Kolumne 21

10.5.2007

MARTIN REICHERT über LANDMÄNNER

Bis die Gemeindeschwester kommt

Überholen, ohne einzuholen: Das Gesundheitssystem in Brandenburg hat endlich DDR-Niveau erreicht

Am Montagmorgen um halb acht ist das Wochenende endgültig vorbei. Dann nämlich wummert in schönster Regelmäßigkeit die Schwiegermama an die Tür, um mit uns zu frühstücken und uns zu besprechen. Sie hat im Prinzip ein eigenes Kommunikationsmodell entwickelt, das ausschließlich aus einem Sender besteht.
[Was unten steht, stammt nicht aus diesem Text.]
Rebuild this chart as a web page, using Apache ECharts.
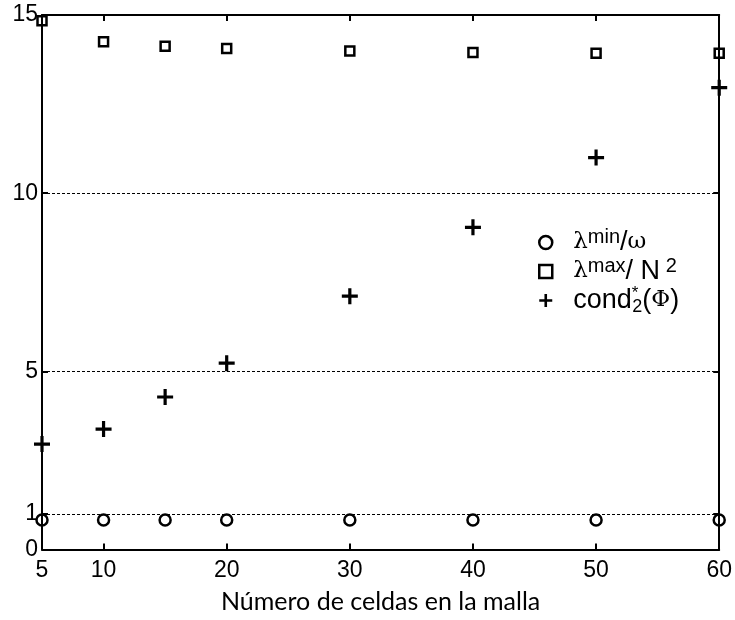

Der Sender ist sie selbst, aber man kann ihr einfach nicht böse sein, weil sie das Herz am rechten Fleck hat und immer frische Landeier mitbringt.

Mamas Montagsproblem bestand diesmal darin, dass ihr von der AOK Brandenburg ein „Kur-Plan“ verpasst werden soll und sie nun Angst hatte, von einem Kurschatten zum nächsten gejagt zu werden – ein klarer Rechercheauftrag für den Schwiegersohn. „Kur-Plan“ war auf der AOK-Brandenburg-Seite erst mal nicht zu finden – stattdessen stieß ich auf das User-Forum „Partnerschaft und Sexualität“. Mein lieber Mann, da ist aber was los: „Ich hab eine neue Frage. Ich habe ja schon erwähnt, dass ich schwul bin (bzw. bi) und Sex mit Männern/Jungs praktiziere. Jedoch kam es bisher noch nie richtig zum Analverkehr“ erklärt Patpat, der eindringliche hygienische Bedenken äußerte. Da fällt einem ja erst mal das Brötchen aus dem Gesicht, auch das AOK-Expertenteam verharrte in Sprachlosigkeit, während User Chipmuk wacker zum Klistier riet. Userin Sanchi hingegen hatte schlicht „Schmerzen beim GV“, woraufhin das Expertenteam routiniert einen Abstrich empfahl.

Aber mit Schwiegermama kann man sich über so etwas ganz locker unterhalten, schließlich erzählt sie ja auch ganz ungenant, dass sie gerade beim „Muffenbeschauer“ (pejorativ: Urologe) war und „allet in Ordnung is“. Eine gewisse Bürgertumsferne in Kombination mit Ostsozialisation kann auch mal ganz erfrischend sein, wenn es um sexuelle Belange geht – es ist ihr nämlich auch völlig egal, ob ihr Sohn nun mit einem Mann oder einer Frau zusammen ist.

Umso dringlicher der Wunsch, ihr behilflich zu sein und eine Schneise durch den Dschungel des BRD-Gesundheitssystems zu schlagen. Der „Kur-Plan“ entpuppte sich als „Curaplan“ – ein ambitionös-verschwurbelter Marketingbegriff für ein Programm, das die AOK ihren chronisch kranken Versicherten anbietet. Der Patient soll sich mit seinem Arzt genau absprechen, dieser wiederum „organisiert den Behandlungsverlauf und vereinbart Therapieziele“ in Zusammenarbeit mit weiteren Spezialisten.

Schwiegermama verstand nur Bahnhof – und die AOK hatte da einen Riesenbahnhof veranstaltet, bei dem zumindest in unserer Ackerbürgerstadt keine Züge einfahren werden. In dem Städtchen gibt es nämlich mittlerweile nur noch eine einzige Ärztin, an deren Tür ein Schild mit der Aufschrift „Kann leider keine Patienten mehr aufnehmen“ hängt. Was bestimmt nicht daran liegt, dass sie stundenlang über Curaplänen tüftelt.

Die Dame ist schlichtweg überlastet mit den Malaisen und Wehwehchen der Einheimischen, Hausbesuche sind schon lange nicht mehr möglich, egal ob der Schwiegervater nun ein „schlimmes Bein“ hat oder nicht. Und das nächste Krankenhaus ist in der aufwendig per Bus erreichbaren Kreisstadt gelegen.

In manchen Gegenden Brandenburgs, so auch in der unsrigen, ist man medizinisch am besten beraten, wenn man sich an die Kräutermume vom Waldesrand wendet oder Maria Trebens „Apotheke Gottes“ konsultiert. Mehr so ganzheitlich eben.

Doch nun greift ja das von Greifswalder Wissenschaftlern entwickelte Gemeindeschwester-Modellprojekt „Agnes“: Speziell ausgebildete Krankenschwestern radeln durch ländliche Regionen mit geringer Ärztedichte. In der DDR war das übrigens immer schon so – und die alten Leutchen ohne Internet können ja dann auch Schwester Agnes fragen, wenn sie Schmerzen beim GV haben.